The good news was I had successfully found my way home.


16 comments:

Ole phat Stu said...

A decade ago I bought a GPS Navi for my motorcycle in case I forgot where I was going. True story.

Elephant's Child said...

Ouch. What a shocker of a day. And hooray for getting home to the blankie.

Kirk said...

I've gotten into the wrong car, and before I realized I had done so, I thought, "I must be getting old, because I could have sworn I had locked it!"

Mike said...

Kirk - I think I've done that twice but luckily the cars were locked.

Cloudia said...

Thanks for making my slips and bumps seem insignificant! Thanks, Mike

Mike said...

Cloudia - We've all been there.

Bilbo said...

I'm spending more and more time in that rocking chair with the blankey.
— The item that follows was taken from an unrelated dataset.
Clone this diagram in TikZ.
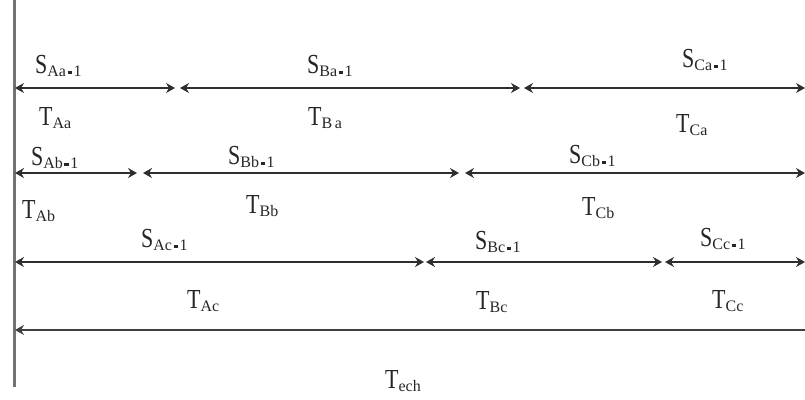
\documentclass[tikz,border=0pt]{standalone}
\usepackage{graphicx}
\usepackage{fontspec}
\setmainfont{Liberation Serif}
\usetikzlibrary{arrows.meta}
% a tall capital with a lowered subscript
\newcommand{\lbl}[2]{\scalebox{1}[1.25]{\fontsize{22}{22}\selectfont #1}\raisebox{-3.5pt}{\fontsize{16}{16}\selectfont #2}}
% the "-1" that follows the slot subscripts
\newcommand{\mone}{\kern1.5pt\rule[2.5pt]{4.5pt}{2.7pt}\kern1.5pt 1}
\begin{document}
\begin{tikzpicture}[x=1pt,y=-1pt,
  span/.style={line width=2pt,draw=black!82,{Stealth[length=9pt,width=10pt,inset=3pt]}-{Stealth[length=9pt,width=10pt,inset=3pt]}},
  tag/.style={inner sep=0pt,anchor=base west,text=black!85}]
\useasboundingbox (0,0) rectangle (805,399);
\clip (0,0) rectangle (805,399);
% time origin
\coordinate (top) at (14.5,0);
\coordinate (bot) at (14.5,387);
\draw[line width=2.2pt,black!55] (top) -- (bot);
% row a
\coordinate (a0) at (15,88);
\coordinate (a1) at (175,88);
\coordinate (a2) at (180,88);
\coordinate (a3) at (520,88);
\coordinate (a4) at (524,88);
\coordinate (a5) at (805,88);
\draw[span] (a0) -- (a1);
\draw[span] (a2) -- (a3);
\draw[span] (a4) -- (a5);
% row b
\coordinate (b0) at (15,173);
\coordinate (b1) at (137,173);
\coordinate (b2) at (143,173);
\coordinate (b3) at (459,173);
\coordinate (b4) at (465,173);
\coordinate (b5) at (805,173);
\draw[span] (b0) -- (b1);
\draw[span] (b2) -- (b3);
\draw[span] (b4) -- (b5);
% row c
\coordinate (c0) at (15,262);
\coordinate (c1) at (424,262);
\coordinate (c2) at (426,262);
\coordinate (c3) at (662,262);
\coordinate (c4) at (665,262);
\coordinate (c5) at (805,262);
\draw[span] (c0) -- (c1);
\draw[span] (c2) -- (c3);
\draw[span] (c4) -- (c5);
% whole exchange
\coordinate (e0) at (15,330);
\coordinate (e1) at (814,330);
\draw[span,draw=black!75,line width=2.2pt] (e0) -- (e1);
% labels
\node[tag] (sAa) at (35,73) {\lbl{S}{Aa\mone}};
\node[tag] (tAa) at (39,125) {\lbl{T}{Aa}};
\node[tag] (sBa) at (307,73) {\lbl{S}{Ba\mone}};
\node[tag] (tBa) at (308,125) {\lbl{T}{B\,a}};
\node[tag] (sCa) at (682,67) {\lbl{S}{Ca\mone}};
\node[tag] (tCa) at (676,132) {\lbl{T}{Ca}};
\node[tag] (sAb) at (31,165) {\lbl{S}{Ab\mone}};
\node[tag] (tAb) at (22,218) {\lbl{T}{Ab}};
\node[tag] (sBb) at (228,164) {\lbl{S}{Bb\mone}};
\node[tag] (tBb) at (246,213) {\lbl{T}{Bb}};
\node[tag] (sCb) at (569,163) {\lbl{S}{Cb\mone}};
\node[tag] (tCb) at (582,215) {\lbl{T}{Cb}};
\node[tag] (sAc) at (141,247) {\lbl{S}{Ac\mone}};
\node[tag] (tAc) at (187,308) {\lbl{T}{Ac}};
\node[tag] (sBc) at (475,249) {\lbl{S}{Bc\mone}};
\node[tag] (tBc) at (476,309) {\lbl{T}{Bc}};
\node[tag] (sCc) at (700,246) {\lbl{S}{Cc\mone}};
\node[tag] (tCc) at (712,308) {\lbl{T}{Cc}};
\node[tag] (tech) at (385,388) {\lbl{T}{ech}};
\end{tikzpicture}
\end{document}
Debra She Who Seeks said...

It happens to the best of us, LOL!

Mike said...

Bill - A safe space where nothing bad can happen... right?

Deb - Absolutely!

Kathy G said...

That's one thing I haven't done yet :-)

(The first time someone gave me a senior discount before I qualified I was offended. Then I decided it was nice to have the extra money in my pocket.)

Mike said...

Kathy - I always forget to ask for the senior discount. And you don't get it at most places unless you ask.

River said...

I was all set to agree that 56 is not old, but then you did all those other things before sitting in your chair and covering your legs with a blanky. Like old people. You are awfully young to be that old.
I never ask for a senior discount, I'm happy enough with the free travel on our public transport. Maybe I should start asking, I am 71.

Lady M said...

I love a good seniors discount although I am not old enough. But I let my hair go gray, so they never argue or card me.

John A Hill said...

This would never happen to me.
I don't go to Taco Bell!

Mike said...

Lady - Just like when they thought you were 21.

John - Me neither.

Mike said...

River - I just got you out of spam jail.
I guess it depends on how much the bill is. I've been laughed at by a snotty kid for asking for a discount on something under $10.